(WHAT THE TASK REQUIRES):
Repeat every line, exactly, from the very first through the one where "0.114, 0.049, 0.014, 0.004]" appears. Add nothing else.

-- Start of GIVEN DATA --

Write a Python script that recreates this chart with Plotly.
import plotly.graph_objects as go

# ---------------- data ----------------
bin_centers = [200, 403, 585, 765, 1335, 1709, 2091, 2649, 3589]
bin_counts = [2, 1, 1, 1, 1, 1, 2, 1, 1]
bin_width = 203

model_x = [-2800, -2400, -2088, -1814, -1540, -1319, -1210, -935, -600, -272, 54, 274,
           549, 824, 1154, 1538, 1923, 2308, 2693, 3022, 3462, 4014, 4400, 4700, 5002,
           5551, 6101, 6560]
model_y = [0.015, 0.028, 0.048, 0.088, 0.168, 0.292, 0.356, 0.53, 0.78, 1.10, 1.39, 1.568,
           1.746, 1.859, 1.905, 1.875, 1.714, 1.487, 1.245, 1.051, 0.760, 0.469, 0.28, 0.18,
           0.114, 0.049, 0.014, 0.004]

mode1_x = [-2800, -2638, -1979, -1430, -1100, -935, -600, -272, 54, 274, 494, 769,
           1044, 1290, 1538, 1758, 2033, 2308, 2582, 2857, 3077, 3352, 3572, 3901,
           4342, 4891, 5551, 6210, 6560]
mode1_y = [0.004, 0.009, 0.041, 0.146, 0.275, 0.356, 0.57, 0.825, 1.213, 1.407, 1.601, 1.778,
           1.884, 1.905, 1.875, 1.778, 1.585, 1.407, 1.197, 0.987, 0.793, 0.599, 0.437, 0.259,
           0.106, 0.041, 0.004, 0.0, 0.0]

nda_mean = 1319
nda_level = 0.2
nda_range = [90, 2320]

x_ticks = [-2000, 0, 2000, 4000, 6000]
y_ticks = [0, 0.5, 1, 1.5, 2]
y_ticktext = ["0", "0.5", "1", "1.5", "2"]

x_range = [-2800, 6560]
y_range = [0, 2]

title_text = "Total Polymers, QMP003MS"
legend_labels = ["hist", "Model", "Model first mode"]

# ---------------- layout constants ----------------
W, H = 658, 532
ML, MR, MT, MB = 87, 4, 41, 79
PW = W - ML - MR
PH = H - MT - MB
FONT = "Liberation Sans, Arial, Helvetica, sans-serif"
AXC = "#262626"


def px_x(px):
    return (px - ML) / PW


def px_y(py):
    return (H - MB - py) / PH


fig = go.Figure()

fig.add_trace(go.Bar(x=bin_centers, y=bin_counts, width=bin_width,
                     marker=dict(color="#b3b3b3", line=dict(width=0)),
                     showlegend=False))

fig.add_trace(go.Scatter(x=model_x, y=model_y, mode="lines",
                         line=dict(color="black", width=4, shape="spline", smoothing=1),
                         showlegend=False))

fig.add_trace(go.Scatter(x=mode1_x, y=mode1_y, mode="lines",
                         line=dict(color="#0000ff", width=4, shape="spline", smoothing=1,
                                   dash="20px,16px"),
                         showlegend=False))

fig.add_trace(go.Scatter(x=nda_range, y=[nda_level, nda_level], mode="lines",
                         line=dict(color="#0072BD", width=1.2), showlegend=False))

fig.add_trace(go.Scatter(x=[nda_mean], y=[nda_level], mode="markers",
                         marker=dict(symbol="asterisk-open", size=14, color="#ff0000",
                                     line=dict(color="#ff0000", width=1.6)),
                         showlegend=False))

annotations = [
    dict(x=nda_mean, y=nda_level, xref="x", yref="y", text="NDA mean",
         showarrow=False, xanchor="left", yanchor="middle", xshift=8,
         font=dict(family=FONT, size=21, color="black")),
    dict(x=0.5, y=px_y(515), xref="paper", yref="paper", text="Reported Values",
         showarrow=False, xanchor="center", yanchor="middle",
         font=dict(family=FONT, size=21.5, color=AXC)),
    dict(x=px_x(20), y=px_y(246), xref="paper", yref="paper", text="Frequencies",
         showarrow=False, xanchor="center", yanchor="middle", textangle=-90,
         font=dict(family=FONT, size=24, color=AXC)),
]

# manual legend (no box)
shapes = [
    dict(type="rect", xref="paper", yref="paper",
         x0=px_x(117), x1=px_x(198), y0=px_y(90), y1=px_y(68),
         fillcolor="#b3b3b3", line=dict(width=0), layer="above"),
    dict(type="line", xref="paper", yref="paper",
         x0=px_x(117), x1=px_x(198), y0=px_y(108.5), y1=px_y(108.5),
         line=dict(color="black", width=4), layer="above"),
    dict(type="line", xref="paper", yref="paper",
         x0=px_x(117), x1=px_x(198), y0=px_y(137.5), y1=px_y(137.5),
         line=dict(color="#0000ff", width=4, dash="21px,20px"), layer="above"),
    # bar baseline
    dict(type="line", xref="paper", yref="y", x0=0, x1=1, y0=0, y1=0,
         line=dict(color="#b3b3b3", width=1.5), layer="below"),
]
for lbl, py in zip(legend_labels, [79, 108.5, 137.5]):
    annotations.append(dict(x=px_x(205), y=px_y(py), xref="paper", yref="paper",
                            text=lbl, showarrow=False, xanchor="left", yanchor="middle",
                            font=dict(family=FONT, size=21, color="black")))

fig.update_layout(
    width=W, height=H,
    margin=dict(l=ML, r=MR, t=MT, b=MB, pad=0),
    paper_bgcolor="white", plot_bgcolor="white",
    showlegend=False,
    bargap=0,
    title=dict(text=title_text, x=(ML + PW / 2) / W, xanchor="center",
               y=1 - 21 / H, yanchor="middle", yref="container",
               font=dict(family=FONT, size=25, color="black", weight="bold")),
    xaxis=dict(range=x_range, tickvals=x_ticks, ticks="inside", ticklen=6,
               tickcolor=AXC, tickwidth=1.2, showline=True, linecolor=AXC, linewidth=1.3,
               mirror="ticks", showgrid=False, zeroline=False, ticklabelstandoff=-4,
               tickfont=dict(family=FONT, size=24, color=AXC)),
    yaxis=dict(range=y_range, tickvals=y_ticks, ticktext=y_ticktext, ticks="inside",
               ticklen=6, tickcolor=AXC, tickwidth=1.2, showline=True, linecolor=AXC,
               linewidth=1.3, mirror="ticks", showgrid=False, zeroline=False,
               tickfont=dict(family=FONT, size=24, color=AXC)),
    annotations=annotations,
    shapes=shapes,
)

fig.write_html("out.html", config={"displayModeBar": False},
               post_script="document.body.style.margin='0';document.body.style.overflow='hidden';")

-- End of GIVEN DATA --

(COMPLETE RESPONSE):
Write a Python script that recreates this chart with Plotly.
import plotly.graph_objects as go

# ---------------- data ----------------
bin_centers = [200, 403, 585, 765, 1335, 1709, 2091, 2649, 3589]
bin_counts = [2, 1, 1, 1, 1, 1, 2, 1, 1]
bin_width = 203

model_x = [-2800, -2400, -2088, -1814, -1540, -1319, -1210, -935, -600, -272, 54, 274,
           549, 824, 1154, 1538, 1923, 2308, 2693, 3022, 3462, 4014, 4400, 4700, 5002,
           5551, 6101, 6560]
model_y = [0.015, 0.028, 0.048, 0.088, 0.168, 0.292, 0.356, 0.53, 0.78, 1.10, 1.39, 1.568,
           1.746, 1.859, 1.905, 1.875, 1.714, 1.487, 1.245, 1.051, 0.760, 0.469, 0.28, 0.18,
           0.114, 0.049, 0.014, 0.004]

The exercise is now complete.